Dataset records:
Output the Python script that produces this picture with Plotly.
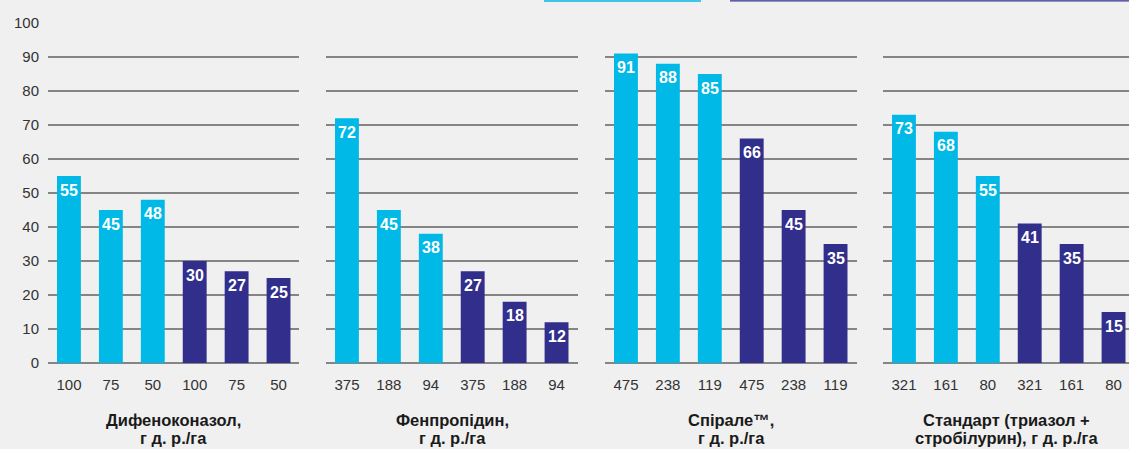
import plotly.graph_objects as go

# ---- data ----
rates1 = ["100", "75", "50", "100", "75", "50"]
values1 = [55, 45, 48, 30, 27, 25]
rates2 = ["375", "188", "94", "375", "188", "94"]
values2 = [72, 45, 38, 27, 18, 12]
rates3 = ["475", "238", "119", "475", "238", "119"]
values3 = [91, 88, 85, 66, 45, 35]
rates4 = ["321", "161", "80", "321", "161", "80"]
values4 = [73, 68, 55, 41, 35, 15]
titles_line1 = ["Дифеноконазол,", "Фенпропідин,", "Спірале™,", "Стандарт (триазол +"]
titles_line2 = ["г д. р./га", "г д. р./га", "г д. р./га", "стробілурин), г д. р./га"]
y_ticks = [0, 10, 20, 30, 40, 50, 60, 70, 80, 90, 100]

panels = [(rates1, values1), (rates2, values2), (rates3, values3), (rates4, values4)]

CYAN = "#00B9E7"
DARK = "#322F8C"
colors = [CYAN, CYAN, CYAN, DARK, DARK, DARK]
GRID = "#858585"
BG = "#f0f0f0"
FONT = "Liberation Sans, Arial, sans-serif"

W, H = 1129, 449
ML, MR, MT, MB = 48, 0, 22.7, 85.6
PW = W - ML - MR
PH = H - MT - MB
# panel pixel extents (left, right)
px = [(48, 299), (326, 578), (605, 857), (883, 1129)]
slot_px = 251.5 / 6

fig = go.Figure()
annotations = []
for k, (rates, vals) in enumerate(panels):
    n = "" if k == 0 else str(k + 1)
    xa = "x" + n
    ya = "y" + n
    xs = list(range(len(vals)))
    fig.add_trace(go.Bar(
        x=xs, y=vals, marker=dict(color=colors, line=dict(width=0)),
        width=0.57, xaxis=xa, yaxis=ya, showlegend=False, hoverinfo="skip",
    ))
    l, r = px[k]
    dom = [(l - ML) / PW, (r - ML) / PW]
    xr_hi = -0.5 + (r - l) / slot_px
    fig.layout["xaxis" + n] = dict(
        domain=dom, range=[-0.5, xr_hi], anchor=ya,
        tickvals=xs, ticktext=rates, showgrid=False, zeroline=False,
        showline=False, ticks="outside", ticklen=8, tickcolor="rgba(0,0,0,0)",
        tickfont=dict(family=FONT, size=15, color="#333333"),
        fixedrange=True,
    )
    fig.layout["yaxis" + n] = dict(
        domain=[0, 1], range=[0, 100], anchor=xa,
        tickvals=y_ticks, showticklabels=(k == 0),
        showgrid=True, gridcolor=GRID, gridwidth=1.6,
        zeroline=True, zerolinecolor=GRID, zerolinewidth=1.6,
        showline=False, ticks="outside" if k == 0 else "", ticklen=5,
        tickcolor="rgba(0,0,0,0)",
        tickfont=dict(family=FONT, size=15, color="#333333"),
        fixedrange=True,
    )
    for i, v in enumerate(vals):
        annotations.append(dict(
            x=i, y=v, xref=xa, yref=ya, text=str(v), showarrow=False,
            yanchor="middle", yshift=-14,
            font=dict(family=FONT, size=16, color="white", weight="bold"),
        ))
    cx = ((l + r) / 2 - ML) / PW
    annotations.append(dict(
        x=cx, y=-(421 - (H - MB)) / PH, xref="paper", yref="paper",
        text="<b>" + titles_line1[k] + "</b>", showarrow=False,
        xanchor="center", yanchor="middle",
        font=dict(family=FONT, size=16.5, color="#1a1a1a"),
    ))
    annotations.append(dict(
        x=cx, y=-(438.5 - (H - MB)) / PH, xref="paper", yref="paper",
        text="<b>" + titles_line2[k] + "</b>", showarrow=False,
        xanchor="center", yanchor="middle",
        font=dict(family=FONT, size=16.5, color="#1a1a1a"),
    ))

# cropped legend swatches at the very top edge
top = 1 + MT / PH
shapes = [
    dict(type="rect", xref="paper", yref="paper", x0=(544 - ML) / PW, x1=(701 - ML) / PW,
         y0=top - 1.5 / PH, y1=top, fillcolor=CYAN, line=dict(width=0)),
    dict(type="rect", xref="paper", yref="paper", x0=(730 - ML) / PW, x1=1,
         y0=top - 1.2 / PH, y1=top, fillcolor=DARK, line=dict(width=0)),
]

fig.update_layout(
    width=W, height=H,
    margin=dict(l=ML, r=MR, t=MT, b=MB, pad=0),
    paper_bgcolor=BG, plot_bgcolor=BG,
    annotations=annotations, shapes=shapes,
    showlegend=False, bargap=0.43,
    font=dict(family=FONT),
)
fig.write_html(
    "out.html",
    config={"displayModeBar": False},
    post_script="document.body.style.margin='0';document.body.style.background='#f0f0f0';",
)
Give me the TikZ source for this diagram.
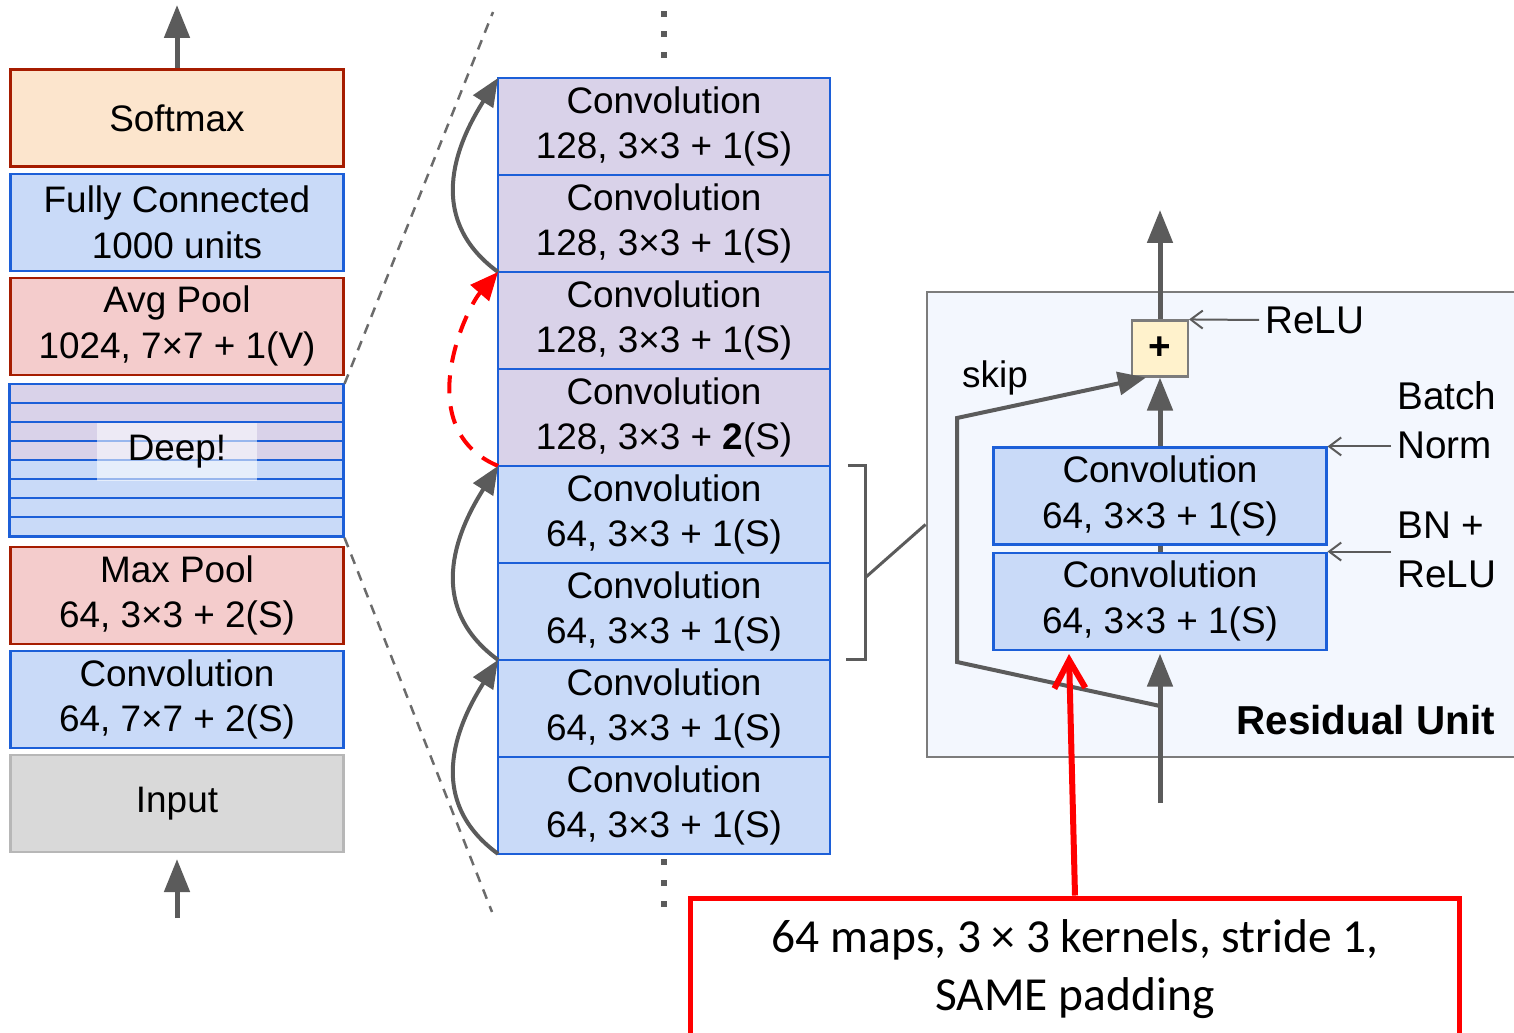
\documentclass[tikz,border=0pt]{standalone}
\usepackage{fontspec}
\setmainfont{Liberation Sans}
\newfontfamily\notefont{Carlito}
\usetikzlibrary{arrows.meta, positioning, calc}

\definecolor{LayerRed}{HTML}{A61C00}
\definecolor{LayerBlue}{HTML}{1C5FD8}
\definecolor{LayerOrange}{HTML}{FCE5CD}
\definecolor{LayerSky}{HTML}{C9DAF8}
\definecolor{LayerPink}{HTML}{F4CCCC}
\definecolor{LayerPurple}{HTML}{D9D2E9}
\definecolor{LayerGray}{HTML}{D9D9D9}
\definecolor{LayerEdge}{HTML}{B7B7B7}
\definecolor{FlowGray}{HTML}{5B5B5B}
\definecolor{UnitFill}{HTML}{F3F7FE}
\definecolor{PlusFill}{HTML}{FFF2CC}
\definecolor{NoteRed}{HTML}{FF0000}

\tikzset{
    % Text size for all nodes
    every node/.style={font=\fontsize{21}{26}\selectfont},
    % Layer box (left column)
    layer/.style={
        rectangle,
        minimum width=6.66cm,
        minimum height=1.94cm,
        line width=1.2pt,
        inner sep=0pt,
        align=center
    },
    % Softmax layer
    softbox/.style={layer, draw=LayerRed, fill=LayerOrange},
    % Pooling layer
    poolbox/.style={layer, draw=LayerRed, fill=LayerPink},
    % Convolution / dense layer
    convbox/.style={layer, draw=LayerBlue, fill=LayerSky},
    % Input layer
    inputbox/.style={layer, draw=LayerEdge, fill=LayerGray},
    % Stacked convolution (middle column)
    stackbox/.style={
        rectangle,
        draw=LayerBlue,
        fill=LayerSky,
        minimum width=6.64cm,
        minimum height=1.94cm,
        line width=1.2pt,
        inner sep=0pt,
        outer sep=0pt,
        align=center
    },
    % Stacked convolution, 128 maps
    widebox/.style={stackbox, fill=LayerPurple},
    % Convolution inside the residual unit
    unitconv/.style={layer, draw=LayerBlue, fill=LayerSky, minimum width=6.66cm},
    % Residual unit frame
    unitframe/.style={
        rectangle,
        draw=FlowGray!80,
        fill=UnitFill,
        line width=1.2pt,
        minimum width=12.3cm,
        minimum height=9.3cm
    },
    % Sum node
    plusbox/.style={
        rectangle,
        draw=FlowGray!80,
        fill=PlusFill,
        line width=1.2pt,
        minimum size=1.12cm,
        inner sep=0pt,
        font=\fontsize{22}{26}\selectfont\bfseries
    },
    % Side labels
    sidelabel/.style={
        anchor=west,
        align=left,
        font=\fontsize{22}{28}\selectfont
    },
    % Main data flow arrow
    flow/.style={
        -{Triangle[length=0.66cm, width=0.5cm]},
        line width=0.1cm,
        color=FlowGray
    },
    % Skip connection arrow
    skipflow/.style={
        -{Triangle[length=0.56cm, width=0.46cm]},
        line width=0.08cm,
        color=FlowGray
    },
    % Dashed skip (stride 2)
    redskip/.style={
        -{Triangle[length=0.56cm, width=0.48cm]},
        line width=0.08cm,
        dash pattern=on 0.36cm off 0.26cm,
        color=NoteRed
    },
    % Label pointer
    pointer/.style={
        -{Straight Barb[length=0.24cm, width=0.36cm]},
        line width=0.04cm,
        color=FlowGray
    },
    % Zoom guide line
    guide/.style={
        dashed,
        dash pattern=on 0.2cm off 0.16cm,
        line width=0.05cm,
        color=FlowGray!90
    },
    % Bracket line
    bracket/.style={line width=0.06cm, color=FlowGray},
    % Note box
    notebox/.style={
        rectangle,
        draw=NoteRed,
        fill=white,
        line width=0.1cm,
        minimum width=15.4cm,
        minimum height=2.84cm,
        align=center,
        font=\notefont\fontsize{27}{33}\selectfont
    },
    % Note arrow
    notearrow/.style={
        -{Straight Barb[length=0.56cm, width=0.62cm]},
        line width=0.12cm,
        color=NoteRed
    }
}

\begin{document}
\begin{tikzpicture}[x=0.02cm, y=-0.02cm]
    \useasboundingbox (0,0) rectangle (1514,1033);
    \clip (0,0) rectangle (1514,1033);

    % Left column
    \node (softmax) [softbox] at (177,118) {Softmax};
    \node (fc) [convbox, below=0.1cm of softmax] {Fully Connected\\1000 units};
    \node (avgpool) [poolbox, below=0.1cm of fc] {Avg Pool\\1024, 7×7 + 1(V)};
    \node (deep) [layer, minimum height=3.04cm, below=0.16cm of avgpool] {};
    \node (maxpool) [poolbox, below=0.16cm of deep] {Max Pool\\64, 3×3 + 2(S)};
    \node (conv7) [convbox, below=0.1cm of maxpool] {Convolution\\64, 7×7 + 2(S)};
    \node (input) [inputbox, below=0.1cm of conv7] {Input};

    % Deep stack stripes
    \foreach \i in {0,...,7} {
        \ifnum\i<4
            \filldraw[fill=LayerPurple, draw=LayerBlue, line width=1.2pt]
                ($(deep.north west)+(0,19.1*\i)$) rectangle ++(334,19.1);
        \else
            \filldraw[fill=LayerSky, draw=LayerBlue, line width=1.2pt]
                ($(deep.north west)+(0,19.1*\i)$) rectangle ++(334,19.1);
        \fi
    }
    \node (deeplabel) [fill=white, fill opacity=0.55, text opacity=1,
        minimum width=3.22cm, minimum height=1.16cm] at (177,452) {Deep!};

    \coordinate (outleft) at (177,5);
    \coordinate (inleft) at (177,918);
    \draw [flow] (softmax.north) -- (outleft);
    \draw [flow, shorten >=0.12cm] (inleft) -- (input.south);

    % Middle column
    \node (m1) [widebox] at (664,126.5) {Convolution\\128, 3×3 + 1(S)};
    \node (m2) [widebox, below=0pt of m1] {Convolution\\128, 3×3 + 1(S)};
    \node (m3) [widebox, below=0pt of m2] {Convolution\\128, 3×3 + 1(S)};
    \node (m4) [widebox, below=0pt of m3] {Convolution\\128, 3×3 + \textbf{2}(S)};
    \node (m5) [stackbox, below=0pt of m4] {Convolution\\64, 3×3 + 1(S)};
    \node (m6) [stackbox, below=0pt of m5] {Convolution\\64, 3×3 + 1(S)};
    \node (m7) [stackbox, below=0pt of m6] {Convolution\\64, 3×3 + 1(S)};
    \node (m8) [stackbox, below=0pt of m7] {Convolution\\64, 3×3 + 1(S)};

    % Skip connections
    \draw [skipflow] (m3.north west) .. controls +(-78,-57) and +(-36,57) .. (m1.north west);
    \draw [redskip] (m5.north west) .. controls +(-88,-37) and +(-33,38) .. (m3.north west);
    \draw [skipflow] (m7.north west) .. controls +(-78,-57) and +(-36,57) .. (m5.north west);
    \draw [skipflow] (m8.south west) .. controls +(-78,-57) and +(-36,57) .. (m7.north west);

    % Zoom guides
    \coordinate (topfar) at (493,12);
    \coordinate (botfar) at (492,912);
    \draw [guide] (deep.north east) -- (topfar);
    \draw [guide] (deep.south east) -- (botfar);

    % More layers
    \foreach \y in {14,34,55,862,883,904} {
        \fill[FlowGray] ({664-2.6},{\y-2.6}) rectangle ++(5.2,5.2);
    }

    % Residual unit
    \node (resunit) [unitframe] at (1234,524.5) {};
    \draw [bracket] ([xshift=0.36cm]m5.north east) -- ++(18,0) |- ([xshift=0.32cm]m6.south east);
    \coordinate (brk) at (866,577);
    \draw [bracket] (brk) -- (resunit.west);

    \node (plus) [plusbox] at (1160,348.5) {+};
    \node (conv1) [unitconv] at (1160,496) {Convolution\\64, 3×3 + 1(S)};
    \node (conv2) [unitconv, below=0.12cm of conv1] {Convolution\\64, 3×3 + 1(S)};

    \coordinate (outtop) at (1160,210);
    \coordinate (inbot) at (1160,803);
    \coordinate (split) at (1160,706);
    \draw [flow] (plus.north) -- (outtop);
    \draw [flow] (conv1.north) -- (plus.south);
    \draw [line width=0.1cm, color=FlowGray] (conv2.north) -- (conv1.south);
    \draw [flow, shorten >=0.06cm] (inbot) -- (conv2.south);
    \draw [skipflow] (split) -- ++(-203,-44) -- ++(0,-244) -- ([xshift=0.3cm]plus.south west);

    \node (skip) at (995,378) {skip};
    \node (relu) [sidelabel] at (1259,320) {ReLU};
    \node (bnorm) [sidelabel] at (1391,420) {Batch\\Norm};
    \node (bnrelu) [sidelabel] at (1391,550) {BN +\\ReLU};
    \node (unitname) [anchor=east, font=\fontsize{23}{26}\selectfont\bfseries] at (1501,720) {Residual Unit};

    \draw [pointer] (relu.west) -- (plus.north east);
    \draw [pointer] (bnorm.west |- conv1.north east) -- (conv1.north east);
    \draw [pointer] (bnrelu.west |- conv2.north east) -- (conv2.north east);

    % Note
    \node (note) [notebox] at (1075,969) {64 maps, 3 × 3 kernels, stride 1,\\SAME padding};
    \coordinate (hit) at (1069,654);
    \draw [notearrow] (note.north) -- (hit);
\end{tikzpicture}
\end{document}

> **THE PROBLEM**: Restate, line by line and word for word, everything from the top of the material through the line that contains "slot_px = 251.5 / 6". Leave pictures out.

> **COMPLETE OUTPUT**:
Output the Python script that produces this picture with Plotly.
import plotly.graph_objects as go

# ---- data ----
rates1 = ["100", "75", "50", "100", "75", "50"]
values1 = [55, 45, 48, 30, 27, 25]
rates2 = ["375", "188", "94", "375", "188", "94"]
values2 = [72, 45, 38, 27, 18, 12]
rates3 = ["475", "238", "119", "475", "238", "119"]
values3 = [91, 88, 85, 66, 45, 35]
rates4 = ["321", "161", "80", "321", "161", "80"]
values4 = [73, 68, 55, 41, 35, 15]
titles_line1 = ["Дифеноконазол,", "Фенпропідин,", "Спірале™,", "Стандарт (триазол +"]
titles_line2 = ["г д. р./га", "г д. р./га", "г д. р./га", "стробілурин), г д. р./га"]
y_ticks = [0, 10, 20, 30, 40, 50, 60, 70, 80, 90, 100]

panels = [(rates1, values1), (rates2, values2), (rates3, values3), (rates4, values4)]

CYAN = "#00B9E7"
DARK = "#322F8C"
colors = [CYAN, CYAN, CYAN, DARK, DARK, DARK]
GRID = "#858585"
BG = "#f0f0f0"
FONT = "Liberation Sans, Arial, sans-serif"

W, H = 1129, 449
ML, MR, MT, MB = 48, 0, 22.7, 85.6
PW = W - ML - MR
PH = H - MT - MB
# panel pixel extents (left, right)
px = [(48, 299), (326, 578), (605, 857), (883, 1129)]
slot_px = 251.5 / 6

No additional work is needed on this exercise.